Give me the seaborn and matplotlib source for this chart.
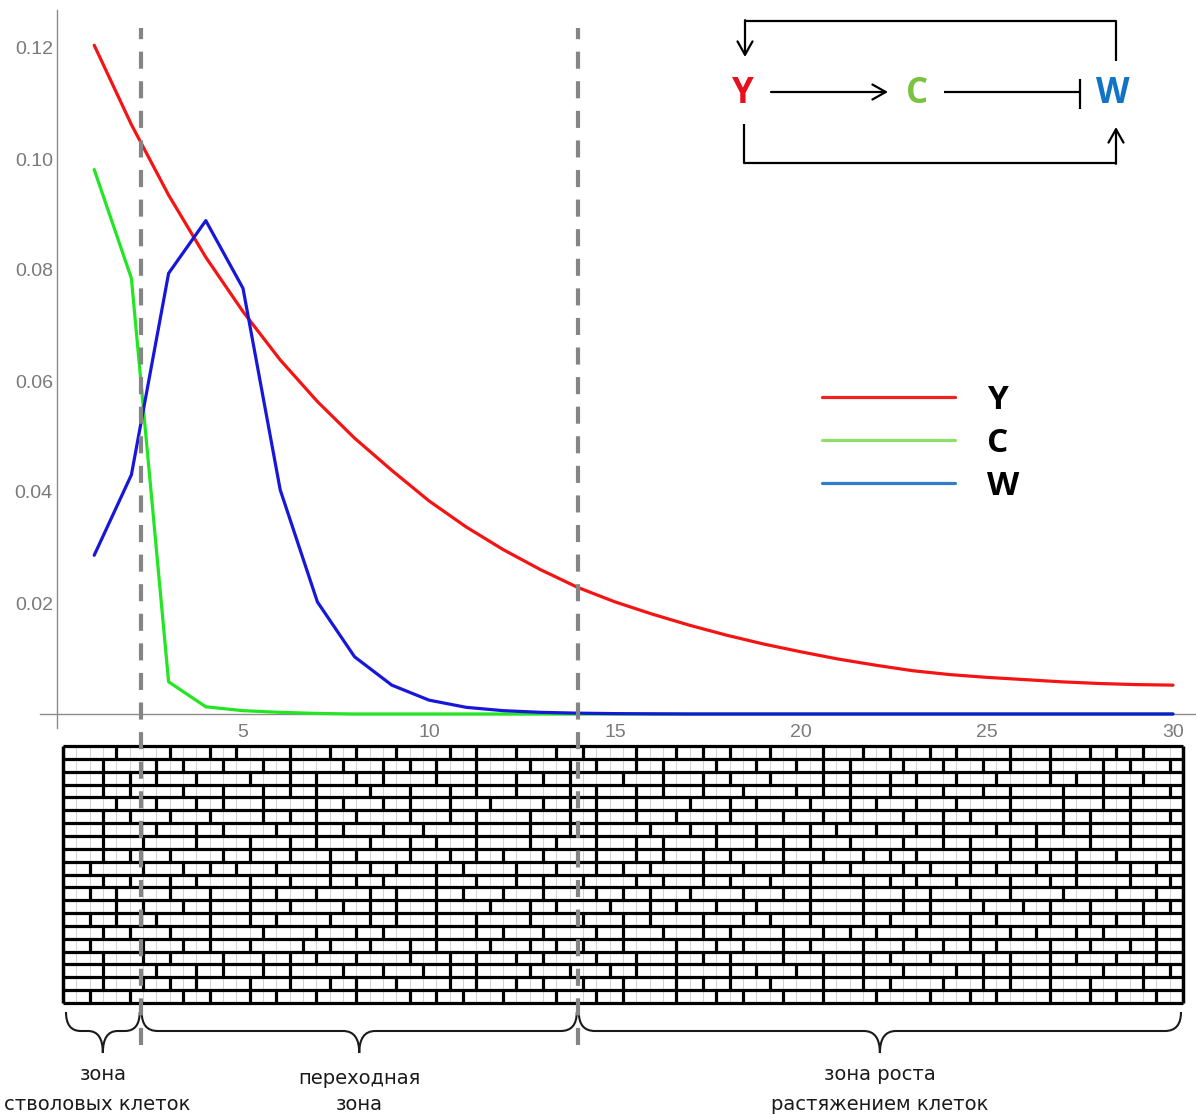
import numpy as np
import pandas as pd
import matplotlib
matplotlib.use("Agg")
import matplotlib.pyplot as plt
from matplotlib.lines import Line2D
from matplotlib.path import Path
from matplotlib.patches import PathPatch
import seaborn as sns

# --- data ---
cells = list(range(1, 31))
y_conc = [0.1205, 0.1062, 0.0935, 0.0823, 0.0725, 0.0638, 0.0563, 0.0497, 0.0439, 0.0384,
          0.0337, 0.0296, 0.0260, 0.0228, 0.0202, 0.0180, 0.0160, 0.0142, 0.0126, 0.0112,
          0.0099, 0.0088, 0.0078, 0.0071, 0.0066, 0.0062, 0.0058, 0.0055, 0.0053, 0.0052]
c_conc = [0.0981, 0.0785, 0.0058, 0.0013, 0.0006, 0.0003, 0.0001, 0.0, 0.0, 0.0,
          0.0, 0.0, 0.0, 0.0, 0.0, 0.0, 0.0, 0.0, 0.0, 0.0,
          0.0, 0.0, 0.0, 0.0, 0.0, 0.0, 0.0, 0.0, 0.0, 0.0]
w_conc = [0.0286, 0.0431, 0.0794, 0.0889, 0.0767, 0.0404, 0.0202, 0.0103, 0.0052, 0.0025,
          0.0012, 0.0006, 0.0003, 0.00015, 0.00007, 0.00003, 0.0, 0.0, 0.0, 0.0,
          0.0, 0.0, 0.0, 0.0, 0.0, 0.0, 0.0, 0.0, 0.0, 0.0]
species = ["Y", "C", "W"]
line_colors = {"Y": "#f51414", "C": "#22e622", "W": "#1717d9"}
legend_colors = ["#ee2020", "#8ee06a", "#2f7ec6"]

zone_bounds = [2.25, 14.0]
zone_top = ["зона", "переходная", "зона роста"]
zone_bottom = ["стволовых клеток", "зона", "растяжением клеток"]

y_major = [0.02, 0.04, 0.06, 0.08, 0.10, 0.12]
x_major = [5, 10, 15, 20, 25, 30]

# brick widths (in grid columns), read row by row from the left part of the cell grid
brick_pattern = [4, 4, 3, 2, 4, 3, 2, 3, 4, 2, 3, 3, 2, 4, 3, 2, 2, 3, 4, 3,
                 2, 3, 2, 4, 3, 3, 2, 2, 4, 3, 3, 2, 3, 4, 2, 3, 2, 3, 3, 4,
                 2, 2, 3, 4, 3, 2, 4, 3, 2, 3, 3]
n_rows, n_cols = 20, 84

df = pd.DataFrame({
    "cell": cells * 3,
    "value": y_conc + c_conc + w_conc,
    "species": ["Y"] * 30 + ["C"] * 30 + ["W"] * 30,
})

sns.set_theme(style="white")
plt.rcParams["font.family"] = ["Liberation Sans", "DejaVu Sans"]

W, H = 1196, 1115
fig = plt.figure(figsize=(W / 100, H / 100), dpi=100)

# overlay in pixel coordinates for the cell grid, braces, scheme
ov = fig.add_axes([0, 0, 1, 1], zorder=0)
ov.set_xlim(0, W)
ov.set_ylim(H, 0)
ov.axis("off")

ax = fig.add_axes([0, 0, 1, 1], zorder=1)
ax.patch.set_alpha(0)
XL = (-57 / 37.2, (W - 57) / 37.2)
YL = (-(H - 714) / 5550, 714 / 5550)
ax.set_xlim(*XL)
ax.set_ylim(*YL)


def xpx(x):
    return (x - XL[0]) / (XL[1] - XL[0]) * W


sns.lineplot(data=df, x="cell", y="value", hue="species", hue_order=species,
             palette=line_colors, linewidth=2.3, legend=False, ax=ax, zorder=3)
for ln in ax.lines:
    ln.set_solid_joinstyle("round")
ax.set_xlabel("")
ax.set_ylabel("")

axis_gray = "#8c8c8c"
for s in ["top", "right"]:
    ax.spines[s].set_visible(False)
ax.spines["left"].set_position(("data", 0))
ax.spines["bottom"].set_position(("data", 0))
ax.spines["left"].set_bounds(-0.0025, 0.1268)
ax.spines["bottom"].set_bounds(-0.46, XL[1])
for s in ["left", "bottom"]:
    ax.spines[s].set_color(axis_gray)
    ax.spines[s].set_linewidth(1.0)
    ax.spines[s].set_zorder(2)

ax.set_yticks(y_major)
ax.set_yticklabels([f"{v:.2f}" for v in y_major])
ax.set_yticks(np.arange(0.005, 0.1251, 0.005), minor=True)
ax.set_xticks(x_major)
ax.set_xticklabels([str(v) for v in x_major])
ax.set_xticks(cells, minor=True)
ax.tick_params(axis="both", which="both", direction="in", colors=axis_gray,
               labelcolor="#7a7a7a", labelsize=14)
ax.tick_params(axis="y", which="major", length=5, width=1, pad=3)
ax.tick_params(axis="y", which="minor", length=3, width=1)
ax.tick_params(axis="x", which="major", length=5, width=1, pad=7)
ax.tick_params(axis="x", which="minor", length=3, width=1)
ax.grid(False)

# zone boundaries
for xb in zone_bounds:
    ax.axvline(xb, ymin=1 - 1045 / H, ymax=1 - 28 / H, color="#858585",
               lw=3, linestyle=(0, (4.1, 3.0)), zorder=5)

# legend
handles = [Line2D([], [], color=c, lw=2.3) for c in legend_colors]
leg = ax.legend(handles, species, loc="center left", bbox_to_anchor=(822 / W, 1 - 443 / H),
                bbox_transform=fig.transFigure, frameon=False, borderpad=0, borderaxespad=0,
                handlelength=4.0, handletextpad=0.95, labelspacing=0.3,
                prop={"family": "Open Sans", "weight": "bold", "size": 24})
for t in leg.get_texts():
    t.set_color("black")

# --- cell grid ---
gx0, gx1, gy0, gy1 = 63, 1183, 746, 1003
cw = (gx1 - gx0) / n_cols
rh = (gy1 - gy0) / n_rows
ov.vlines([gx0 + c * cw for c in range(n_cols + 1)], gy0, gy1, color="#d2d2d2", lw=0.7)
ov.hlines([gy0 + r * rh for r in range(n_rows + 1)], gx0, gx1, color="black", lw=2.3)
for r in range(n_rows):
    k = (r * 7) % len(brick_pattern)
    pos = 0
    xs = []
    while True:
        pos += brick_pattern[k % len(brick_pattern)]
        k += 1
        if pos >= n_cols:
            break
        xs.append(gx0 + pos * cw)
    ov.vlines(xs, gy0 + r * rh, gy0 + (r + 1) * rh, color="black", lw=2.3)
ov.vlines([gx0, gx1], gy0, gy1, color="black", lw=2.5)


# --- braces under the grid ---
def brace(a, x0, x1, xm, ytop=1012, ymid=1031, ytip=1053, r=16):
    verts = [(x0, ytop), (x0, ymid), (x0 + r, ymid), (xm - r, ymid),
             (xm, ymid), (xm, ytip), (xm, ymid), (xm + r, ymid),
             (x1 - r, ymid), (x1, ymid), (x1, ytop)]
    codes = [Path.MOVETO, Path.CURVE3, Path.CURVE3, Path.LINETO,
             Path.CURVE3, Path.CURVE3, Path.CURVE3, Path.CURVE3,
             Path.LINETO, Path.CURVE3, Path.CURVE3]
    a.add_patch(PathPatch(Path(verts, codes), fill=False, lw=1.5, color="#1a1a1a"))


b0, b1 = xpx(zone_bounds[0]), xpx(zone_bounds[1])
spans = [(66, b0 - 1), (b0 + 1, b1 - 1), (b1 + 1, 1181)]
tops = [1075, 1079, 1075]
for (s0, s1), t1, t2, yt in zip(spans, zone_top, zone_bottom, tops):
    xm = (s0 + s1) / 2
    brace(ov, s0, s1, xm, r=min(16, (s1 - s0) / 5))
    ov.text(xm, yt, t1, ha="center", va="center", fontsize=14,
            family="DejaVu Sans", color="#1a1a1a")
    ov.text(xm - (6 if s0 < 100 else 0), 1104, t2, ha="center", va="center", fontsize=14,
            family="DejaVu Sans", color="#1a1a1a")

# --- regulatory scheme ---
lk = dict(color="black", lw=1.6, solid_capstyle="butt")
ah = dict(arrowstyle="->,head_length=0.8,head_width=0.45", color="black", lw=1.6,
          shrinkA=0, shrinkB=0)
node_font = dict(fontsize=25, weight="bold", family="Open Sans", ha="center", va="center")
ov.text(743, 94, "Y", color="#e8101a", **node_font)
ov.text(917, 94, "C", color="#7cc242", **node_font)
ov.text(1113, 94, "W", color="#1173c6", **node_font)
ov.annotate("", xy=(888, 92), xytext=(771, 92), arrowprops=ah)
ov.plot([944, 1080], [92, 92], **lk)
ov.plot([1080, 1080], [79, 109], **lk)
ov.plot([1116, 1116, 745], [61, 21, 21], **lk)
ov.annotate("", xy=(745, 57), xytext=(745, 20.2), arrowprops=ah)
ov.plot([744, 744, 1116], [124, 163, 163], **lk)
ov.annotate("", xy=(1116, 127), xytext=(1116, 163.8), arrowprops=ah)

fig.savefig("out.png", dpi=100)
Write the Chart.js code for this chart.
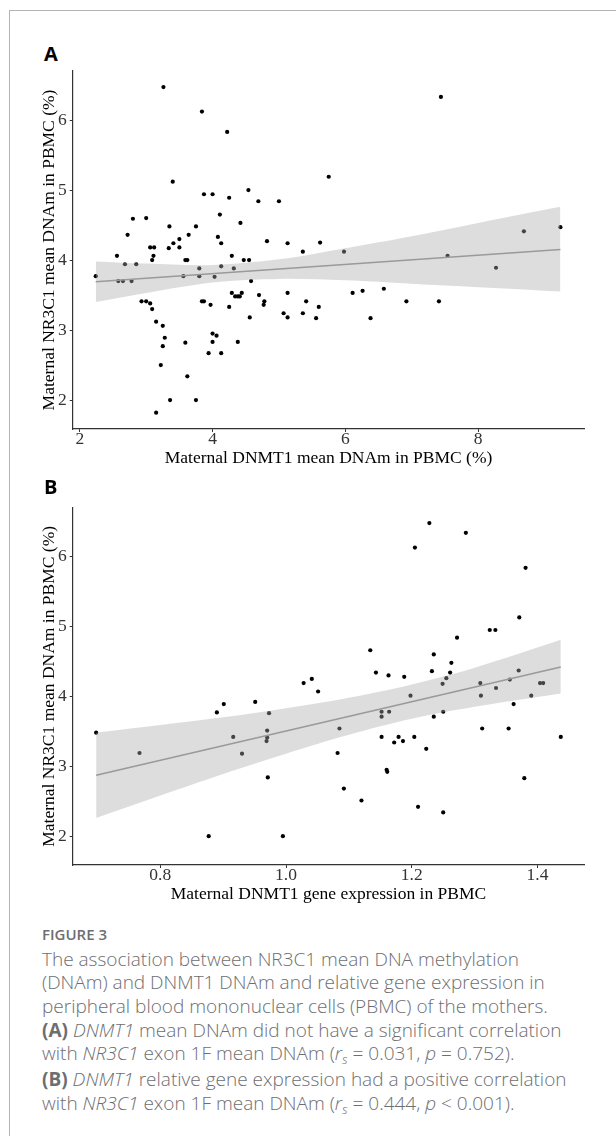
<!DOCTYPE html>
<html>
<head>
<meta charset="utf-8">
<script src="https://cdn.jsdelivr.net/npm/chart.js@4.4.1/dist/chart.umd.min.js"></script>
<style>
    body { margin: 0; width: 616px; height: 1136px; background: #fff; position: relative; overflow: hidden; }
    #frame { position: absolute; left: 9px; top: 10px; width: 700px; height: 1200px; border-left: 1px solid #b4b4b4; border-top: 1px solid #b4b4b4; }
    canvas { position: absolute; left: 0; }
    .letter { position: absolute; left: 44px; font: bold 20px "Open Sans", Arial, sans-serif; line-height: 20px; color: #000; }
    #fig { position: absolute; left: 42px; top: 926.7px; font: 600 15px "Open Sans", sans-serif; line-height: 15px; color: #6d6e71; }
    #caption { position: absolute; left: 42px; top: 947.5px; font: 300 19px "Open Sans", sans-serif; line-height: 23.7px; color: #6d6e71; white-space: nowrap; }
    #caption b { font-weight: 700; }
    .sub { font-size: 13px; position: relative; top: 4px; }
</style>
</head>
<body>
<div id="frame"></div>
<div class="letter" style="top:44px">A</div>
<canvas id="chartA" width="616" height="480" style="top:0"></canvas>
<div class="letter" style="top:477.3px">B</div>
<canvas id="chartB" width="616" height="456" style="top:460px"></canvas>
<div id="fig">FIGURE 3</div>
<div id="caption">
<div>The association between NR3C1 mean DNA methylation</div>
<div>(DNAm) and DNMT1 DNAm and relative gene expression in</div>
<div>peripheral blood mononuclear cells (PBMC) of the mothers.</div>
<div><b>(A)</b> <i>DNMT1</i> mean DNAm did not have a significant correlation</div>
<div>with <i>NR3C1</i> exon 1F mean DNAm (<i>r<span class="sub">s</span></i> = 0.031, <i>p</i> = 0.752).</div>
<div><b>(B)</b> <i>DNMT1</i> relative gene expression had a positive correlation</div>
<div>with <i>NR3C1</i> exon 1F mean DNAm (<i>r<span class="sub">s</span></i> = 0.444, <i>p</i> &lt; 0.001).</div>
</div>
<script>
// panel A: DNMT1 DNAm vs NR3C1 DNAm
const dnmt1DnamA = [2.24, 2.56, 2.58, 2.65, 2.68, 2.72, 2.78, 2.80, 2.85, 2.93,
    3.00, 3.00, 3.06, 3.06, 3.09, 3.09, 3.11, 3.12, 3.15, 3.15,
    3.22, 3.25, 3.25, 3.26, 3.28, 3.34, 3.35, 3.36, 3.40, 3.41,
    3.50, 3.50, 3.56, 3.59, 3.59, 3.62, 3.62, 3.64, 3.75, 3.75,
    3.80, 3.80, 3.84, 3.84, 3.87, 3.87, 3.94, 3.97, 4.00, 4.00,
    4.00, 4.03, 4.06, 4.08, 4.11, 4.13, 4.13, 4.13, 4.22, 4.25,
    4.25, 4.29, 4.29, 4.32, 4.34, 4.38, 4.38, 4.41, 4.42, 4.44,
    4.47, 4.54, 4.55, 4.56, 4.58, 4.69, 4.70, 4.77, 4.78, 4.82,
    5.00, 5.07, 5.13, 5.13, 5.13, 5.36, 5.36, 5.41, 5.56, 5.60,
    5.62, 5.75, 5.98, 6.11, 6.26, 6.38, 6.58, 6.92, 7.41, 7.44,
    7.54, 8.27, 8.69, 9.24];
const nr3c1DnamA = [3.77, 4.06, 3.70, 3.70, 3.94, 4.36, 3.70, 4.59, 3.94, 3.41,
    3.41, 4.60, 3.38, 4.18, 3.30, 4.00, 4.06, 4.18, 3.12, 1.82,
    2.50, 3.06, 2.77, 6.47, 2.89, 4.17, 4.48, 2.00, 5.12, 4.24,
    4.18, 4.30, 3.77, 4.00, 2.82, 4.00, 2.34, 4.36, 4.48, 2.00,
    3.88, 3.77, 6.12, 3.41, 3.41, 4.94, 2.67, 3.36, 4.94, 2.95,
    2.83, 3.76, 2.92, 4.33, 4.65, 4.24, 3.91, 2.67, 5.83, 4.89,
    3.33, 4.06, 3.53, 3.88, 3.48, 3.48, 2.83, 3.48, 4.53, 3.53,
    4.00, 5.00, 4.00, 3.18, 3.70, 4.84, 3.50, 3.36, 3.41, 4.27,
    4.84, 3.24, 4.24, 3.53, 3.18, 4.12, 3.24, 3.41, 3.17, 3.33,
    4.25, 5.19, 4.12, 3.53, 3.56, 3.17, 3.59, 3.41, 3.41, 6.33,
    4.06, 3.89, 4.41, 4.47];
const fitXA = [2.24, 9.24];
const fitYA = [3.69, 4.15];
const bandXA = [2.24, 3, 4, 5, 6, 7, 8, 9.24];
const bandHighA = [3.98, 3.95, 3.93, 4.01, 4.17, 4.34, 4.53, 4.76];
const bandLowA = [3.40, 3.53, 3.68, 3.73, 3.71, 3.66, 3.61, 3.55];
const xTicksA = [2, 4, 6, 8];

// panel B: DNMT1 expression vs NR3C1 DNAm
const dnmt1ExprB = [0.698, 0.767, 0.877, 0.890, 0.901, 0.916, 0.930, 0.951, 0.970, 0.970,
    0.969, 0.973, 0.971, 0.995, 1.028, 1.041, 1.051, 1.085, 1.082, 1.092,
    1.120, 1.134, 1.143, 1.163, 1.188, 1.152, 1.152, 1.164, 1.152, 1.172,
    1.179, 1.186, 1.160, 1.161, 1.198, 1.204, 1.205, 1.228, 1.286, 1.210,
    1.223, 1.232, 1.235, 1.235, 1.249, 1.250, 1.250, 1.255, 1.261, 1.263,
    1.272, 1.309, 1.310, 1.312, 1.324, 1.333, 1.334, 1.354, 1.356, 1.362,
    1.370, 1.371, 1.379, 1.381, 1.390, 1.404, 1.409, 1.437];
const nr3c1DnamB = [3.48, 3.19, 2.00, 3.77, 3.89, 3.42, 3.18, 3.92, 3.51, 3.41,
    3.36, 3.76, 2.84, 2.00, 4.19, 4.25, 4.07, 3.54, 3.19, 2.68,
    2.51, 4.66, 4.34, 4.30, 4.28, 3.78, 3.71, 3.78, 3.42, 3.34,
    3.42, 3.36, 2.95, 2.92, 4.01, 3.42, 6.13, 6.48, 6.34, 2.42,
    3.25, 4.36, 4.60, 3.71, 4.18, 3.78, 2.34, 4.26, 4.34, 4.48,
    4.84, 4.19, 4.01, 3.54, 4.95, 4.95, 4.12, 3.54, 4.24, 3.89,
    4.37, 5.13, 2.83, 5.84, 4.01, 4.19, 4.19, 3.42];
const fitXB = [0.698, 1.437];
const fitYB = [2.87, 4.42];
const bandXB = [0.698, 0.8, 0.9, 1.0, 1.1, 1.2, 1.3, 1.437];
const bandHighB = [3.48, 3.59, 3.70, 3.83, 3.98, 4.17, 4.41, 4.81];
const bandLowB = [2.26, 2.58, 2.89, 3.18, 3.45, 3.68, 3.85, 4.04];
const xTicksB = [0.8, 1.0, 1.2, 1.4];

const yTicks = [2, 3, 4, 5, 6];
const yTitle = 'Maternal NR3C1 mean DNAm in PBMC (%)';

const serif = '"Liberation Serif", "Times New Roman", serif';

function toPoints(xs, ys) {
    return xs.map((x, i) => ({x: x, y: ys[i]}));
}

function makeChart(id, p) {
    const ctx = document.getElementById(id).getContext('2d');
    return new Chart(ctx, {
        type: 'scatter',
        data: {
            datasets: [
                { data: toPoints(p.fitX, p.fitY), showLine: true, borderColor: '#9a9a9a', borderWidth: 1.6, pointRadius: 0, order: 1 },
                { data: toPoints(p.bandX, p.bandHigh), showLine: true, borderColor: 'rgba(0,0,0,0)', borderWidth: 0, pointRadius: 0,
                  fill: '+1', backgroundColor: 'rgba(170,170,170,0.4)', tension: 0.35, order: 2 },
                { data: toPoints(p.bandX, p.bandLow), showLine: true, borderColor: 'rgba(0,0,0,0)', borderWidth: 0, pointRadius: 0,
                  fill: false, tension: 0.35, order: 2 },
                { data: toPoints(p.x, p.y), pointRadius: 2.1, pointBackgroundColor: '#000', pointBorderWidth: 0, order: 3 }
            ]
        },
        options: {
            responsive: false,
            animation: false,
            devicePixelRatio: 1,
            layout: { padding: { top: p.top, right: 31.7, left: 0, bottom: 0 } },
            plugins: { legend: { display: false }, tooltip: { enabled: false } },
            scales: {
                x: {
                    type: 'linear', min: p.xMin, max: p.xMax,
                    afterBuildTicks: s => { s.ticks = p.xTicks.map(v => ({value: v})); },
                    afterFit: s => { s.height = 51; },
                    grid: { drawOnChartArea: false, drawTicks: true, tickLength: 3, color: '#333' },
                    border: { color: '#333', width: 1.2 },
                    ticks: { color: '#333', padding: -3.3, font: { family: serif, size: 17.5 }, callback: p.fmt },
                    title: { display: true, text: p.xTitle, color: '#000', font: { family: serif, size: 17.5 }, padding: { top: 0, bottom: 11.5 } }
                },
                y: {
                    type: 'linear', min: 1.587, max: 6.70,
                    afterBuildTicks: s => { s.ticks = yTicks.map(v => ({value: v})); },
                    afterFit: s => { s.width = 72.7; },
                    grid: { drawOnChartArea: false, drawTicks: true, tickLength: 3, color: '#333' },
                    border: { color: '#333', width: 1.2 },
                    ticks: { color: '#333', padding: 3, font: { family: serif, size: 17.5 } },
                    title: { display: true, text: yTitle, color: '#000', font: { family: serif, size: 17.5 }, padding: { top: 39, bottom: 0 } }
                }
            }
        }
    });
}

makeChart('chartA', {
    x: dnmt1DnamA, y: nr3c1DnamA, fitX: fitXA, fitY: fitYA,
    bandX: bandXA, bandHigh: bandHighA, bandLow: bandLowA,
    xMin: 1.893, xMax: 9.6, xTicks: xTicksA, top: 71,
    fmt: v => String(v),
    xTitle: 'Maternal DNMT1 mean DNAm in PBMC (%)'
});

makeChart('chartB', {
    x: dnmt1ExprB, y: nr3c1DnamB, fitX: fitXB, fitY: fitYB,
    bandX: bandXB, bandHigh: bandHighB, bandLow: bandLowB,
    xMin: 0.6607, xMax: 1.4744, xTicks: xTicksB, top: 47.7,
    fmt: v => v.toFixed(1),
    xTitle: 'Maternal DNMT1 gene expression in PBMC'
});
</script>
</body>
</html>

┄┄┄┄┄┄┄┄┄┄

### PROBLEM DETAILS
Pictures stay out. Print the data exactly, from its first line through the line containing "import seaborn as sns".

### THE ANSWER
Give me the seaborn and matplotlib source for this chart.
import numpy as np
import pandas as pd
import matplotlib
matplotlib.use("Agg")
import matplotlib.pyplot as plt
from matplotlib.lines import Line2D
from matplotlib.path import Path
from matplotlib.patches import PathPatch
import seaborn as sns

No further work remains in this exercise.